Na parede da memória ficarão muitas imagens. O pódio negro de Rebeca reverenciada talvez seja a mais forte, inesquecível - incontornável, como dizem os franceses. Eu gosto muito da sequência inteira: ela levantando os braços e a cabeça, celebrando a vitória e aceitando o reconhecimento, e depois dando as mãos às oponentes, unindo forças, reconhecendo também o valor delas e o significado daquele pódio. Se na foto do Medina surfando o ar, clássico instantâneo, ele desafia a lei da gravidade, na de Rebeca o que se revogam são as expectativas sobre as mulheres negras - tanto que o diretor de imagem perdeu esse momento ao vivo, que só pudemos ver depois, em fotos e outros ângulos. A transmissão oficial enquadrou apenas a vencedora, incapaz de atentar para o fato de que aquela vitória esparramava-se para além do mais alto lugar do pódio.

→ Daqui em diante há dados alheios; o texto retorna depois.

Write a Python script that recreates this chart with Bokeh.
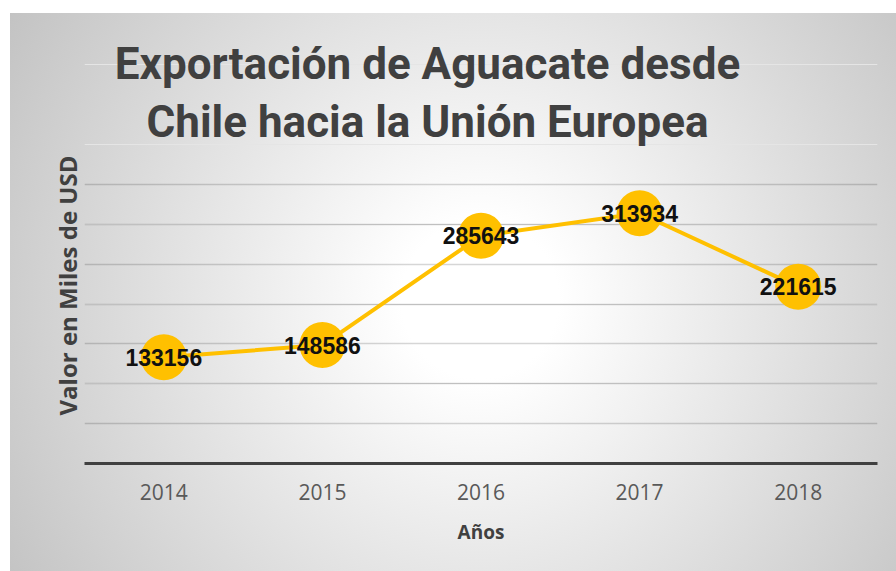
from bokeh.plotting import figure
from bokeh.models import ColumnDataSource, Label, Title, Grid, FixedTicker, FactorRange, Range1d
from bokeh.core.properties import value
from bokeh.embed import file_html
from bokeh.resources import INLINE

# ---- data ----
years = ["2014", "2015", "2016", "2017", "2018"]
values = [133156, 148586, 285643, 313934, 221615]
title_lines = ["Exportación de Aguacate desde", "Chile hacia la Unión Europea"]
y_title = "Valor en Miles de USD"
x_title = "Años"
y_grid_ticks = [50000, 100000, 150000, 200000, 250000, 300000, 350000]
y_max = 350000

# ---- layout (pixels) ----
W, H = 886, 558
border_left, border_right, border_bottom = 74, 19, 108
frame_h = H - border_bottom          # frame spans the full height above the axis
plot_h = 279                          # pixel height used by 0..y_max
y_end = y_max * frame_h / plot_h

src = ColumnDataSource(dict(x=years, y=values, label=[str(v) for v in values]))

p = figure(width=W, height=H,
           x_range=FactorRange(*years), y_range=Range1d(0, y_end),
           y_axis_location=None, title=None,
           output_backend="svg", toolbar_location=None,
           min_border_left=border_left, min_border_right=border_right,
           min_border_top=0, min_border_bottom=border_bottom)
p.margin = (13, 0, 0, 10)
p.border_fill_color = None
p.background_fill_color = None
p.outline_line_color = None
p.styles = {"background": "radial-gradient(circle 560px at 470px 287px, #ffffff 0%, #ffffff 14%, #c2c2c2 100%)"}

p.xgrid.visible = False
grid = Grid(dimension=1, ticker=FixedTicker(ticks=y_grid_ticks),
            grid_line_color="#000000", grid_line_alpha=0.16, grid_line_width=1.5)
p.add_layout(grid)

ax = p.xaxis[0]
ax.axis_line_color = "#404040"
ax.axis_line_width = 3
ax.major_tick_line_color = None
ax.minor_tick_line_color = None
ax.major_label_text_font = "Open Sans"
ax.major_label_text_font_size = "21px"
ax.major_label_text_color = "#595959"
ax.major_label_standoff = 14
ax.axis_label = x_title
ax.axis_label_text_font = "Open Sans"
ax.axis_label_text_font_style = "bold"
ax.axis_label_text_font_size = "19px"
ax.axis_label_text_color = "#404040"
ax.axis_label_standoff = 16

p.line(x="x", y="y", source=src, line_color="#FFC000", line_width=4)
p.scatter(x="x", y="y", source=src, size=46, fill_color="#FFC000", line_color=None)
p.text(x="x", y="y", text="label", source=src,
       text_font=value("Liberation Sans"), text_font_style="bold",
       text_font_size="23px", text_color="#111111",
       text_align="center", text_baseline="middle")

# chart title (screen units = pixels from the frame's bottom-left)
for txt, yy in zip(title_lines, [400, 342]):
    p.add_layout(Label(x=343, y=yy, x_units="screen", y_units="screen", text=txt,
                       text_font="Roboto", text_font_style="bold",
                       text_font_size="44px", text_color="#404040",
                       text_align="center", text_baseline="middle"))

# y axis title
p.add_layout(Title(text=y_title, align="left", offset=48, vertical_align="middle",
                   standoff=0, text_font="Open Sans", text_font_style="bold",
                   text_font_size="24px", text_color="#404040"), "left")

open("out.html", "w").write(file_html(p, INLINE))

Pódio que foi, aliás, palco de lances interessantes, além da entrega dos cobiçados objetos de desejo: os caras do skate brindando medalhas como se fossem taças, a israelense lembrando à Bia Souza de sorrir, pouco antes da subida; a ginasta chinesa que não sabia que ‘tinha’ que ‘morder a medalha’. Na minha galeria vou guardar também o gesto terno, melancólico e reverente do lutador cubano que deixou as sapatilhas no ringue, após vencer a última luta, na qual ganhou o quinto ouro consecutivo em olimpíadas. E a capa do Globo pós-vitória da Bia Souza, a que melhor uniu imagem e texto e traduziu a emoção de quem se viu naquela vitória.
Au revoir!
As imagens mais emocionantes dessas Olimpíadas são de Bia Souza. Sorriu, chorou, se surpreendeu, vibrou, deu entrevista, homenageou a avó preta. Virei fã dela imediatamente, antes mesmo de ouvir o que dizia, apenas sentindo nas imagens o impacto das suas emoções e seu inequívoco carisma, tão grande quanto seu corpo, sua beleza e sua simpatia. Viva Bia! Viva a Mulher Preta Brasileira!
aff vou chorar tudo de novo. mas como a gente foi feliz nesses jogos.